Release 3.2.5 [May 2017]
– Fix issue with toProto that prevented using more than one sample for genotyping with goby.
– alignment conversion to goby: ignore missing MD tags (it is possible only some reads are missing them and we still need to convert the other aligned reads).
– Upgrade goby to DL4J 0.8.0.
– fasta-to-compact: Do not use an assertion, but instead reset read index to zero and explain how to avoid the problem.
– SBI format: add distance from start of read and end of read. Will be mapped to a density in next genotype mapper. Should help variationanalysis models detect cases where end of alignment is fully contained within homopolymer region.

Release 3.2.4 [April 2017]
– Fix tally-reads mode.
– Some fixes to realignment of SNPs around indels.
– improvements to barcode remover (to trim bases from 5′ end before removing barcode).
– Goby version now reports the commit that produced the distribution.
– Goby version, including commit now written to generated .sbi files.
– Introduce CommitPropertyHelper to record the specific commit that produced the version of Goby being used.

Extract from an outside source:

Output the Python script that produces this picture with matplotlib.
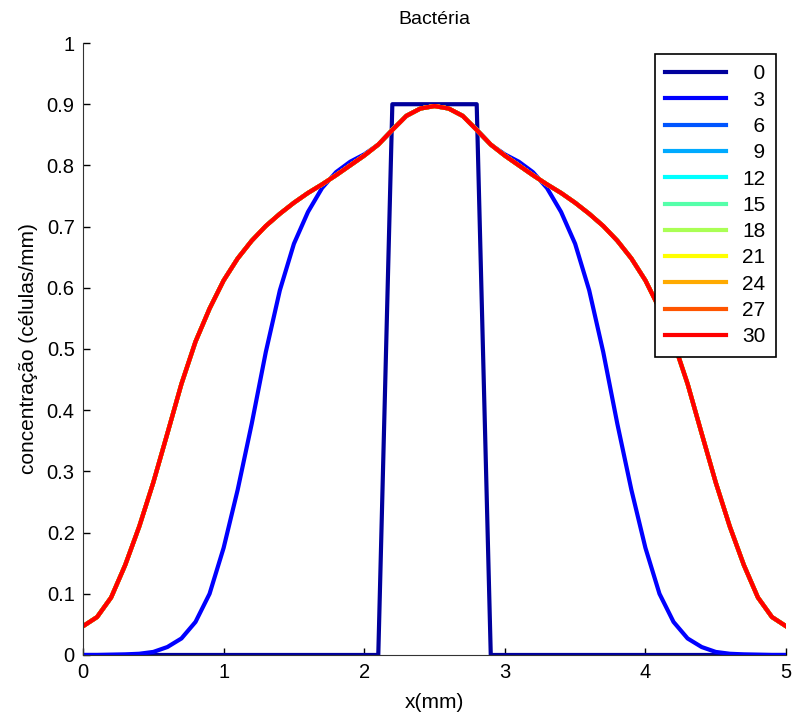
import numpy as np
import matplotlib
matplotlib.use('Agg')
import matplotlib.pyplot as plt

plt.rcParams['font.family'] = ['Liberation Sans', 'DejaVu Sans']

# spatial grid (mm)
x = np.round(np.arange(0, 5.01, 0.1), 2)

# output times
times = [0, 3, 6, 9, 12, 15, 18, 21, 24, 27, 30]

# initial condition: block of bacteria in the middle
c0 = [0.0] * 22 + [0.9] * 7 + [0.0] * 22

# profile at t=3, x = 0 .. 2.5 (symmetric about 2.5)
c3_half = [0.0, 0.0, 0.0005, 0.001, 0.002, 0.005, 0.013, 0.027, 0.054, 0.100,
           0.175, 0.270, 0.378, 0.495, 0.596, 0.672, 0.724, 0.763, 0.789, 0.806,
           0.818, 0.834, 0.858, 0.881, 0.893, 0.897]

# quasi-steady profile reached from t=6 onward, x = 0 .. 2.5
cs_half = [0.047, 0.062, 0.094, 0.147, 0.210, 0.282, 0.362, 0.443, 0.512, 0.566,
           0.612, 0.648, 0.677, 0.701, 0.721, 0.739, 0.755, 0.769, 0.784, 0.800,
           0.816, 0.834, 0.858, 0.881, 0.893, 0.897]

colors = ['#00009c', '#0000ff', '#0055ff', '#00aaff', '#00ffff', '#55ffaa',
          '#aaff55', '#ffff00', '#ffaa00', '#ff5500', '#ff0000']


def mirror(half):
    return half + half[-2::-1]


profiles = [c0, mirror(c3_half)] + [mirror(cs_half)] * 9

fig = plt.figure(figsize=(7.93, 7.17), dpi=100)
ax = fig.add_axes([0.1047, 0.0865, 0.8865, 0.8535])

for t, c, col in zip(times, profiles, colors):
    ax.plot(x, c, color=col, lw=3, label=f'{t:>2d}'.replace(' ', '  '))

ax.set_xlim(0, 5)
ax.set_ylim(0, 1)
ax.set_xticks([0, 1, 2, 3, 4, 5])
ax.set_yticks(np.round(np.arange(0, 1.01, 0.1), 1))
ax.set_yticklabels(['0', '0.1', '0.2', '0.3', '0.4', '0.5', '0.6', '0.7', '0.8', '0.9', '1'])
ax.tick_params(direction='in', length=5, width=1, labelsize=14.5, colors='black', pad=6)
for s in ['top', 'right']:
    ax.spines[s].set_visible(False)
for s in ['left', 'bottom']:
    ax.spines[s].set_color('#333333')

ax.set_title('Bactéria', fontsize=14, pad=14)
ax.set_xlabel('x(mm)', fontsize=15, labelpad=8)
ax.set_ylabel('concentração (células/mm)', fontsize=15, labelpad=6)

leg = ax.legend(loc='upper right', bbox_to_anchor=(0.9858, 0.982), fontsize=15,
                handlelength=2.9, handletextpad=0.8, labelspacing=0.35,
                borderpad=0.5, borderaxespad=0, fancybox=False, framealpha=1,
                edgecolor='black')
leg.get_frame().set_linewidth(1.2)

fig.savefig('out.png', dpi=100)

Release 3.2.3 [March 2017]
– Fix SNP bug in realignment around read insertion.
– Add queryPosition field to SBI output.
– Prevent the writing of sbi entries when AddTrueGenotypeHelper indicated the entry should not be added.

Release 3.2.2 [Feb 2017]

– Fix frequency of bases when indels are also present. Now correctly removes bases that
support the flanking sequence of the indel and do not double count.
– Many changes to how we store varmaps introduced to support indels (vcf-to-varmap).
The serialization format is incompatible with previous versions, so make sure you regenerate
varmaps from VCF.
– Adjust VCF output for compatibility with REF/ALT conventions. This makes it possible to measure
performance with standard tools such as RTG vcfeval (
– Keep counts of indels separately for forward and reverse strand.
– vcf-to-varmap mode: improved semantic of –chromosome-prefix option allows removing (e.g., -chr)
or adding (+chr) prefix to chromosome name.

Release 3.2.1 [Jan 2017]
– fast-co-compact: fix a bug introduced on 10/6/2016 which created negative read entries.
– catch a number of exception that can be thrown by HTSJDK when processing BAM files. Exceptions
are caught so that an error on one alignment does not interrupt processing of an entire alignment.
Errors are shown in log.
– vcf-to-genotype-map mode now supports (b)gzipped vcf input.
– vcf-to-genotype-map: fix bug that manifested itself when the vcf had a single genotype field.
– vcf-to-genotype-map: add chromosome-prefix argument to help import VCF where the chr prefix is missing.

Release 3.2 [Jan 2017]
– Remove memory leak when reading SAM/BAM files. This was the likely cause for running out of memory error in
compression benchmarks (had nothing to do with compression but with the conversion of SAM/BAM to goby representation).
– Disabled tests that could not succeed anymore (because of choices we made in Goby 3, such as lack of auto-upgrade
for alignments produced with Goby 1 and 2.)
– BAM/CRAM support. Added an option to bypass the header check on SO:COORDINATE. Use
-x HTSJDKReaderImpl:force-sorted=true to force Goby to consider an alignment sorted.
– SBI format: add ability to add true labels while writing the file. Add support for downsampling sites without
– Genotype format: reorganization to support calling with deep learning models trained with variation analysis.

– Reorganize model prediction to facilitate installing new versions of the variationAnalysis jars.

Goby 3.1 is now compatible with variationanalysis 1.1.1.

– Replace models with versions trained with variationanalysis 1.1.1.

– Add somatic mutation models trained with whole genome data (ICGC GoldSet).

Release 3.1 [Dec 2016]

Release 3.0.0 [Oct 2016]

– Support reading BAM alignments directly with Goby APIs.

– Support probabilitic models for calling somatic variations, trained with deep learning.